I'm interested in why he's so against the "custom solution". Almost everything a...

brown9-2 · on Oct 28, 2010

I would imagine that for a certain number of candidates, they answer with a custom solution because they believe this is what the interviewer is expecting to hear (and asking for) when the question contains "you need to design, build, and deploy...". I think to some people, the immediate thought is that the interviewer would deduct points for originality if you said "well let's just use this tool off of the shelf".

This is why interviews are so tricky - it's hard as a candidate to juggle answering the question and trying to decipher what traits the interviewer is really trying to expose with this question.

For example with this one: is the interviewer trying to see if I understand my data structures and the size of this data to the point where I could design such a system from the ground up? Or are they trying to see how practical I can be given real-world time constraints?

brianm · on Oct 28, 2010

I agree, and I try to make clear that I really want to understand how the candidate would approach it -- if they genuinely would try to find a perfect hash and keep a hash -> offset map in memory, then mmap a big data file, that is fine. I will ask how they will find the perfect hash, etc. If you can describe well the approach you take, then this is fine.

Ofttimes, though, candidates have started designing a general purpose on-disk hash database. That is fine and dandy, and we always need a better database, but it is pretty orthogonal to the immediate problem.

Actually, ofttimes engineers have implemented general purpose on-disk hash databases as part of j. random project, so that path certainly does occur on real projects :-)

cs_loser · on Oct 28, 2010

Were I asked this, my general approach would be: (1) Given the available building blocks (disks, ram, cpus, etc) what strategies are workable? An example of a strategy would be "store it in a btree and keep all but the last two levels in ram; therefore we'll need enough ram for the top of the tree and 2x seeks for each lookup." (2) Find existing software that implements a workable strategy if at all possible, or at least the complicated components of it and code the rest yourself.

You can think of two extreme answers to this as "buy oracle" and "buy some transistors". Those are both bad answers. The first is a bad answer because, unless the candidate can answer the follow-up question "how does oracle work?" it probably just amounts to wishful thinking and they almost certainly won't be able to say when it will fail. The second is a bad answer because you can't do that in two weeks by yourself.

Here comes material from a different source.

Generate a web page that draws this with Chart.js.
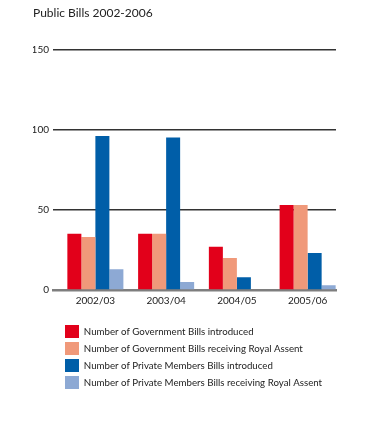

Take for example, Foursquare's recent outage. From what I read online, it seems like they went with "use MongoDB" as a strategy without actually understanding what Mongo was doing under the hood. Presumably they didn't figure out how it would fail (the author's follow-up question, natch) and thus they discovered that the hard way. So they chose bad answer one. On the other hand, had they decided to implement their own database, they'd know all about its characteristics, but they wouldn't have launched yet.

variety · on Oct 28, 2010

Or, they simply didn't have failover in place at all.

brianm · on Oct 28, 2010

I have gotten solutions which implement custom stores which I have had faith that the candidate could build, but not many. I am not dead set against it, but I will press for an estimate and a good explanation of it if they want to go down that route.

I try to emphasize that I want to know what they would actually do, on the job. Other questions (typically other interviewers) will explore algorithmic stuff, and folks I work with have used this question with that intent -- I use it to see how they think about building systems.

Another thing I didn't mention in the blog post is that up front I tell them exactly what I am looking to learn. I am not going on a fishing expedition, or trying to trick anyone. I find that kind of "second guess the interviewer" thing to be asinine, so strive to avoid doing it myself.

lrm242 · on Oct 28, 2010

How often do you decide exactly what you're going to do to solve a problem for your job in the span of one hour? Oh yeah, and make sure you provide an estimate and a good explanation, within that hour, as to why you've made that decision. Give me a break man, you're looking for people who tell you what you want to hear because then you've found someone who thinks like you--and that, in your mind, is the only correct answer.

ora600 · on Oct 28, 2010

The idea is that you don't have to write a DB - it is already there, usually even deployed and monitored by your ops team. Even if it gives absolutely no other value, thats a big plus.

In terms of randomly distributed requests: I'm surprised the topic of "working set" is not part of the question. Even with huge amounts of data, if the working set can be stored in RAM and only rarely swap data in and out, its a much different problem than 5000 disk reads a second. Lots of databases are optimized to efficiently maintain cached data in memory and swap as little as possible and as efficiently as possible.

ojilles · on Oct 28, 2010

Requests are evenly distributed, so caching will only be "effective" if it approaches the size of the whole dataset.

nikster · on Oct 28, 2010

I must say the problem bores me to death. I don't think I'd want to work where they ask me to solve this. However, I am confident I'd design a solution that's near perfect in the two weeks given, it just would require some experimentation on the data storage side - the code is trivial.